** BEGIN Listed records **

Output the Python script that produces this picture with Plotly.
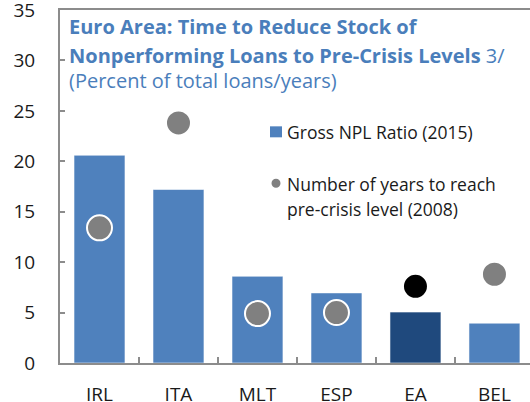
import plotly.graph_objects as go

# Euro Area NPL data
countries = ["IRL", "ITA", "MLT", "ESP", "EA", "BEL"]
npl_ratio_2015 = [20.6, 17.2, 8.6, 6.95, 5.05, 3.95]
years_to_precrisis = [13.4, 23.8, 4.9, 5.0, 7.6, 8.8]
bar_colors = ["#4F81BD", "#4F81BD", "#4F81BD", "#4F81BD", "#1F497D", "#4F81BD"]
dot_colors = ["#808080", "#808080", "#808080", "#808080", "#000000", "#808080"]
y_ticks = [0, 5, 10, 15, 20, 25, 30, 35]

FONT = "Open Sans"
TITLE_BLUE = "#4A7EBB"
AXIS_GREY = "#8C8C8C"
TEXT = "#1A1A1A"

fig = go.Figure()
fig.add_trace(go.Bar(
    x=countries, y=npl_ratio_2015,
    marker=dict(color=bar_colors, line=dict(color="rgba(255,255,255,0.55)", width=1)),
    name="Gross NPL Ratio (2015)",
    showlegend=False,
))
fig.add_trace(go.Scatter(
    x=countries, y=years_to_precrisis, mode="markers",
    marker=dict(color=dot_colors, size=25, line=dict(color="white", width=2)),
    name="Number of years to reach pre-crisis level (2008)",
    showlegend=False,
))

# plot area geometry (pixels) used to place title/legend in paper coords
L, R, T, B = 60, 530, 9.5, 363
W, H = R - L, B - T
px = lambda x: (x - L) / W
py = lambda y: (B - y) / H

annotations = [
    dict(text="<b>Euro Area: Time to Reduce Stock of</b>", x=px(67), y=py(26.5)),
    dict(text="<b>Nonperforming Loans to Pre-Crisis Levels</b> 3/", x=px(67), y=py(55.5)),
    dict(text="(Percent of total loans/years)", x=px(67), y=py(80.5)),
]
for a in annotations:
    a.update(xref="paper", yref="paper", xanchor="left", yanchor="middle",
             showarrow=False, font=dict(family=FONT, size=20, color=TITLE_BLUE))

legend_text = [
    ("Gross NPL Ratio (2015)", 132),
    ("Number of years to reach", 184),
    ("pre-crisis level (2008)", 209),
]
for txt, yy in legend_text:
    annotations.append(dict(text=txt, x=px(285), y=py(yy), xref="paper", yref="paper",
                            xanchor="left", yanchor="middle", showarrow=False,
                            font=dict(family=FONT, size=17.5, color=TEXT)))

shapes = [
    dict(type="rect", xref="paper", yref="paper", x0=px(270), x1=px(282),
         y0=py(137), y1=py(126), fillcolor="#4F81BD", line=dict(width=0)),
    dict(type="circle", xref="paper", yref="paper", x0=px(271.5), x1=px(280.5),
         y0=py(187.5), y1=py(178.5), fillcolor="#808080", line=dict(width=0)),
]

fig.update_layout(
    width=530, height=402,
    margin=dict(l=L, r=0, t=T, b=402 - B),
    paper_bgcolor="white", plot_bgcolor="white",
    bargap=0.355,
    annotations=annotations,
    shapes=shapes,
    font=dict(family=FONT, size=19, color=TEXT),
)
fig.update_xaxes(
    type="category", range=[-0.5, 5.45], automargin=False,
    showline=True, linecolor=AXIS_GREY, linewidth=2, mirror=True,
    ticks="inside", tickson="boundaries", ticklen=6, tickcolor=AXIS_GREY, tickwidth=2,
    ticklabelstandoff=13, showgrid=False, tickfont=dict(family=FONT, size=19, color=TEXT),
)
fig.update_yaxes(
    range=[0, 35.001], tickvals=y_ticks, ticklabeloverflow="allow", automargin=False,
    showline=True, linecolor=AXIS_GREY, linewidth=2,
    ticks="inside", ticklen=5, tickcolor=AXIS_GREY, tickwidth=1.5,
    ticklabelstandoff=19, showgrid=False, zeroline=False,
    tickfont=dict(family=FONT, size=19, color=TEXT),
)

fig.write_html("out.html")
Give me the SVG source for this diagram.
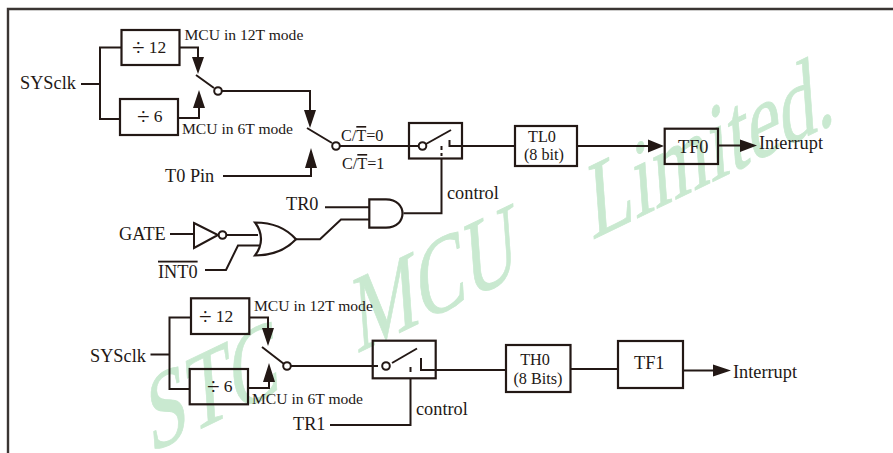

** END Listed records **

▸ **What the task asks**:
Omit each picture, then return all of the listing exactly as it stands.

▸ **Output of the exercise**:
Output the Python script that produces this picture with Plotly.
import plotly.graph_objects as go

# Euro Area NPL data
countries = ["IRL", "ITA", "MLT", "ESP", "EA", "BEL"]
npl_ratio_2015 = [20.6, 17.2, 8.6, 6.95, 5.05, 3.95]
years_to_precrisis = [13.4, 23.8, 4.9, 5.0, 7.6, 8.8]
bar_colors = ["#4F81BD", "#4F81BD", "#4F81BD", "#4F81BD", "#1F497D", "#4F81BD"]
dot_colors = ["#808080", "#808080", "#808080", "#808080", "#000000", "#808080"]
y_ticks = [0, 5, 10, 15, 20, 25, 30, 35]

FONT = "Open Sans"
TITLE_BLUE = "#4A7EBB"
AXIS_GREY = "#8C8C8C"
TEXT = "#1A1A1A"

fig = go.Figure()
fig.add_trace(go.Bar(
    x=countries, y=npl_ratio_2015,
    marker=dict(color=bar_colors, line=dict(color="rgba(255,255,255,0.55)", width=1)),
    name="Gross NPL Ratio (2015)",
    showlegend=False,
))
fig.add_trace(go.Scatter(
    x=countries, y=years_to_precrisis, mode="markers",
    marker=dict(color=dot_colors, size=25, line=dict(color="white", width=2)),
    name="Number of years to reach pre-crisis level (2008)",
    showlegend=False,
))

# plot area geometry (pixels) used to place title/legend in paper coords
L, R, T, B = 60, 530, 9.5, 363
W, H = R - L, B - T
px = lambda x: (x - L) / W
py = lambda y: (B - y) / H

annotations = [
    dict(text="<b>Euro Area: Time to Reduce Stock of</b>", x=px(67), y=py(26.5)),
    dict(text="<b>Nonperforming Loans to Pre-Crisis Levels</b> 3/", x=px(67), y=py(55.5)),
    dict(text="(Percent of total loans/years)", x=px(67), y=py(80.5)),
]
for a in annotations:
    a.update(xref="paper", yref="paper", xanchor="left", yanchor="middle",
             showarrow=False, font=dict(family=FONT, size=20, color=TITLE_BLUE))

legend_text = [
    ("Gross NPL Ratio (2015)", 132),
    ("Number of years to reach", 184),
    ("pre-crisis level (2008)", 209),
]
for txt, yy in legend_text:
    annotations.append(dict(text=txt, x=px(285), y=py(yy), xref="paper", yref="paper",
                            xanchor="left", yanchor="middle", showarrow=False,
                            font=dict(family=FONT, size=17.5, color=TEXT)))

shapes = [
    dict(type="rect", xref="paper", yref="paper", x0=px(270), x1=px(282),
         y0=py(137), y1=py(126), fillcolor="#4F81BD", line=dict(width=0)),
    dict(type="circle", xref="paper", yref="paper", x0=px(271.5), x1=px(280.5),
         y0=py(187.5), y1=py(178.5), fillcolor="#808080", line=dict(width=0)),
]

fig.update_layout(
    width=530, height=402,
    margin=dict(l=L, r=0, t=T, b=402 - B),
    paper_bgcolor="white", plot_bgcolor="white",
    bargap=0.355,
    annotations=annotations,
    shapes=shapes,
    font=dict(family=FONT, size=19, color=TEXT),
)
fig.update_xaxes(
    type="category", range=[-0.5, 5.45], automargin=False,
    showline=True, linecolor=AXIS_GREY, linewidth=2, mirror=True,
    ticks="inside", tickson="boundaries", ticklen=6, tickcolor=AXIS_GREY, tickwidth=2,
    ticklabelstandoff=13, showgrid=False, tickfont=dict(family=FONT, size=19, color=TEXT),
)
fig.update_yaxes(
    range=[0, 35.001], tickvals=y_ticks, ticklabeloverflow="allow", automargin=False,
    showline=True, linecolor=AXIS_GREY, linewidth=2,
    ticks="inside", ticklen=5, tickcolor=AXIS_GREY, tickwidth=1.5,
    ticklabelstandoff=19, showgrid=False, zeroline=False,
    tickfont=dict(family=FONT, size=19, color=TEXT),
)

fig.write_html("out.html")
Give me the SVG source for this diagram.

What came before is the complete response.